▶ **Available data**
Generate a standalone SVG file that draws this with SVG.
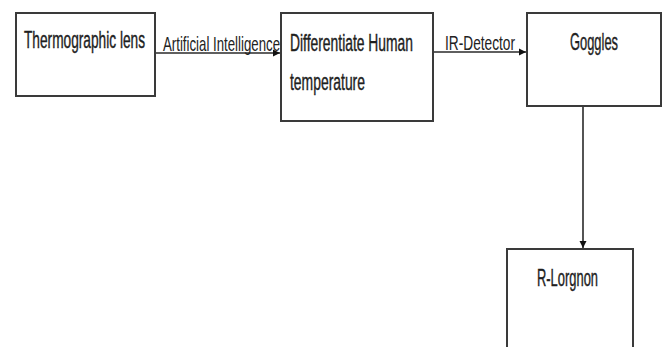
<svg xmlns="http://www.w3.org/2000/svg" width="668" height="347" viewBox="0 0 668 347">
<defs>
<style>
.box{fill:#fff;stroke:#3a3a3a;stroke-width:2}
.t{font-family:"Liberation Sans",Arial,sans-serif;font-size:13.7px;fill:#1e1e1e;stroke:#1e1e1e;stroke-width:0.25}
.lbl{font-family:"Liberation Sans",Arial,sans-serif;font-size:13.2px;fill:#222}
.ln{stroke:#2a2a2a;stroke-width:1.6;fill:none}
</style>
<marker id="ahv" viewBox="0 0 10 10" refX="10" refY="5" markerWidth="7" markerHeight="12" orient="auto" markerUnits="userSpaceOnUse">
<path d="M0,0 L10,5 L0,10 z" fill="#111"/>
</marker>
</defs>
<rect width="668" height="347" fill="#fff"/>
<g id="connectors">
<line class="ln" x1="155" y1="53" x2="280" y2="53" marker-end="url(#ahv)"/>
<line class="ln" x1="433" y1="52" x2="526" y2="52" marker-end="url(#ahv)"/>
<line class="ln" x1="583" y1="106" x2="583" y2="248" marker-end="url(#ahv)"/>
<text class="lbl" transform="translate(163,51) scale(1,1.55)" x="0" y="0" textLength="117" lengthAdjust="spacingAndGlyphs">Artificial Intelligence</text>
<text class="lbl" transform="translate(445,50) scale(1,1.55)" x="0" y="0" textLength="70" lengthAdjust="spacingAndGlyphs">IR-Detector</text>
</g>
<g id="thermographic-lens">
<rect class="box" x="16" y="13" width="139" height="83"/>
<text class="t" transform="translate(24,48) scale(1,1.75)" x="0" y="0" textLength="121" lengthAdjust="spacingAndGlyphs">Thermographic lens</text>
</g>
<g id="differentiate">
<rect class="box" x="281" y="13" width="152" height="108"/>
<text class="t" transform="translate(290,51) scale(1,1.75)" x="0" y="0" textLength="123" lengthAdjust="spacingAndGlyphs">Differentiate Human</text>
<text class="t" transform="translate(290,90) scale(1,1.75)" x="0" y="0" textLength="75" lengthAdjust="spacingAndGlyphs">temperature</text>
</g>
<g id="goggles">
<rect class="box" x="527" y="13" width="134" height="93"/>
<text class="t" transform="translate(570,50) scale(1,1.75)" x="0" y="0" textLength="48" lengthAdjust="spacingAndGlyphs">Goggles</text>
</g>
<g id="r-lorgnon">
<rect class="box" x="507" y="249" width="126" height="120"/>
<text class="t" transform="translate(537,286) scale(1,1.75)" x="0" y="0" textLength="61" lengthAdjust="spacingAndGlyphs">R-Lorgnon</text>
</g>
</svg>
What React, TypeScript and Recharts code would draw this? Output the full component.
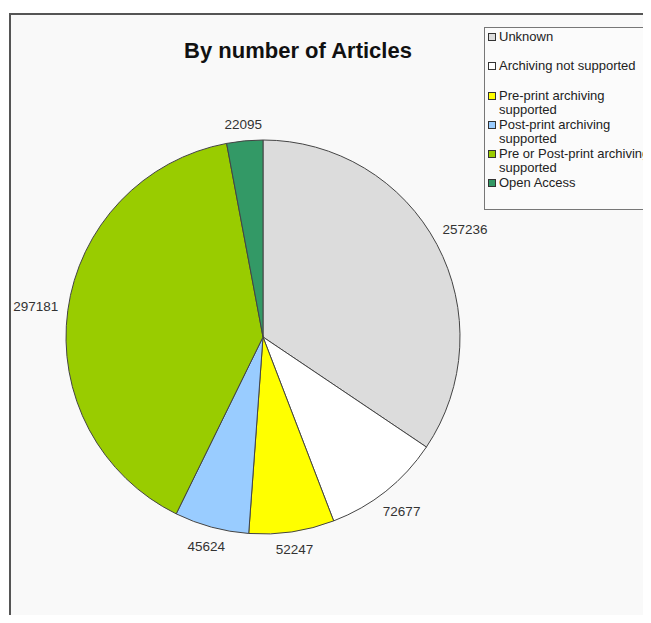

▶ **Task**
Copy the data character for character, but drop all pictures from the copy.

▶ **Exercise result**
Generate a standalone SVG file that draws this with SVG.
<svg xmlns="http://www.w3.org/2000/svg" width="668" height="347" viewBox="0 0 668 347">
<defs>
<style>
.box{fill:#fff;stroke:#3a3a3a;stroke-width:2}
.t{font-family:"Liberation Sans",Arial,sans-serif;font-size:13.7px;fill:#1e1e1e;stroke:#1e1e1e;stroke-width:0.25}
.lbl{font-family:"Liberation Sans",Arial,sans-serif;font-size:13.2px;fill:#222}
.ln{stroke:#2a2a2a;stroke-width:1.6;fill:none}
</style>
<marker id="ahv" viewBox="0 0 10 10" refX="10" refY="5" markerWidth="7" markerHeight="12" orient="auto" markerUnits="userSpaceOnUse">
<path d="M0,0 L10,5 L0,10 z" fill="#111"/>
</marker>
</defs>
<rect width="668" height="347" fill="#fff"/>
<g id="connectors">
<line class="ln" x1="155" y1="53" x2="280" y2="53" marker-end="url(#ahv)"/>
<line class="ln" x1="433" y1="52" x2="526" y2="52" marker-end="url(#ahv)"/>
<line class="ln" x1="583" y1="106" x2="583" y2="248" marker-end="url(#ahv)"/>
<text class="lbl" transform="translate(163,51) scale(1,1.55)" x="0" y="0" textLength="117" lengthAdjust="spacingAndGlyphs">Artificial Intelligence</text>
<text class="lbl" transform="translate(445,50) scale(1,1.55)" x="0" y="0" textLength="70" lengthAdjust="spacingAndGlyphs">IR-Detector</text>
</g>
<g id="thermographic-lens">
<rect class="box" x="16" y="13" width="139" height="83"/>
<text class="t" transform="translate(24,48) scale(1,1.75)" x="0" y="0" textLength="121" lengthAdjust="spacingAndGlyphs">Thermographic lens</text>
</g>
<g id="differentiate">
<rect class="box" x="281" y="13" width="152" height="108"/>
<text class="t" transform="translate(290,51) scale(1,1.75)" x="0" y="0" textLength="123" lengthAdjust="spacingAndGlyphs">Differentiate Human</text>
<text class="t" transform="translate(290,90) scale(1,1.75)" x="0" y="0" textLength="75" lengthAdjust="spacingAndGlyphs">temperature</text>
</g>
<g id="goggles">
<rect class="box" x="527" y="13" width="134" height="93"/>
<text class="t" transform="translate(570,50) scale(1,1.75)" x="0" y="0" textLength="48" lengthAdjust="spacingAndGlyphs">Goggles</text>
</g>
<g id="r-lorgnon">
<rect class="box" x="507" y="249" width="126" height="120"/>
<text class="t" transform="translate(537,286) scale(1,1.75)" x="0" y="0" textLength="61" lengthAdjust="spacingAndGlyphs">R-Lorgnon</text>
</g>
</svg>
What React, TypeScript and Recharts code would draw this? Output the full component.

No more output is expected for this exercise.